Some people, he said, saw “conspiracy in their tea leaves”, adding he wished to say “in the strongest possible terms” that any such allegations were out of place.
He said he tried not be paranoid, adding that did not mean “they’re not out to get you”, to laughter from many of those present.
The Department of Finance, Mr Dukes added, had been kept updated on all aspects of the Siteserv deal.
Earlier, Minister for Finance Michael Noonan said he asked for the review of IBRC transactions to consider all the trades in which the write-off was more than €10 million.
The Government last night moved to quell the Siteserv controversy by asking IBRC’s special liquidators, Kieran Wallace and Eamonn Richardson, to examine the 30 or so sales by IBRC valued over €10 million.

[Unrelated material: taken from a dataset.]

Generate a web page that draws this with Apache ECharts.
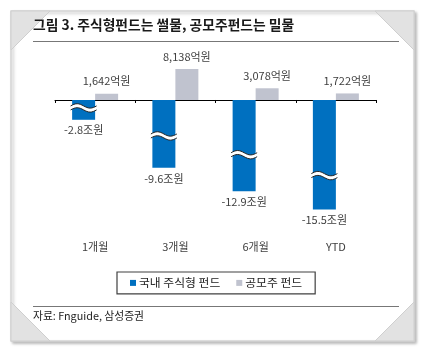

The sale of Siteserv for €45 million is controversial because the State incurred a loss of more than €100 million and the Siteserv shareholders were paid €5 million as part of the deal.
The Government has insisted it did not establish the review into deals struck by the former Anglo Irish Bank because of “any evidence of wrongdoing”.
The report is to be completed by the end of the summer.
Mr Noonan, speaking on RTÉ’s News at One, said the review would involve people with “special skills covering liquidation, contract law and forensic accounting” who would inquire into the issues but who would also consider two key points. These were “one, was there any malpractice, any criminal offences, and two, would what happened be considered to be sound business practices?”.
Mr Noonan said the report would be ready by August 31st and would be considered by him and brought to Government.
He said it would be then “fully opened for members of the Dáil” through the Public Accounts Committee (PAC), which would scrutinise the review.
Mr Noonan said the special liquidators of IBRC had agreed to attend the PAC to answer questions.
This was a better approach, he said, than a tribunal of inquiry, which could have a lead-in of nine months and take 10 to 12 years to report.
He said the report would be carried out “properly by people who have the skill sets”, and then the investigation would come under the auspices of the of PAC.
He said he had never got any “evidence” of wrongdoing or that “anything improper happened”. He said he was satisfied the review would ensure “in the public interest that all issues were ventilated”.
“Let the chips fall where they will,” he said.
Mr Noonan said most of the issues with IBRC ran smoothly, but “this one didn’t run smoothly”.
He said the Freedom of Information documents showed “the department was doing its job” .
He said Anglo Irish Bank had required “€34 billion of taxpayers’ money” and the loss had been incurred.
“IBRC was selling insolvent companies for as much as they could” as it was the job of the liquidators to recover as much as possible.
He said he was “extremely frustrated” and “officials were frustrated” with the flow of information from IBRC, but a meeting cleared the air and it was decided to put an assistant secretary general into IBRC and “the flow of information improved”.
Mr Noonan said his predecessor would have had thoughts of liquidation as an option for dealing with the bank, and in time “liquidation was the best solution in the interests of the taxpayer”.
Mr Noonan added he had insisted in a provision in the review committee’s terms of reference that “there be no suggestion of conflicts of interest” in that personnel who advised on the deal would be brought in to review it.
“Nobody involved in the transaction will be involved in reviewing the transaction,” he said.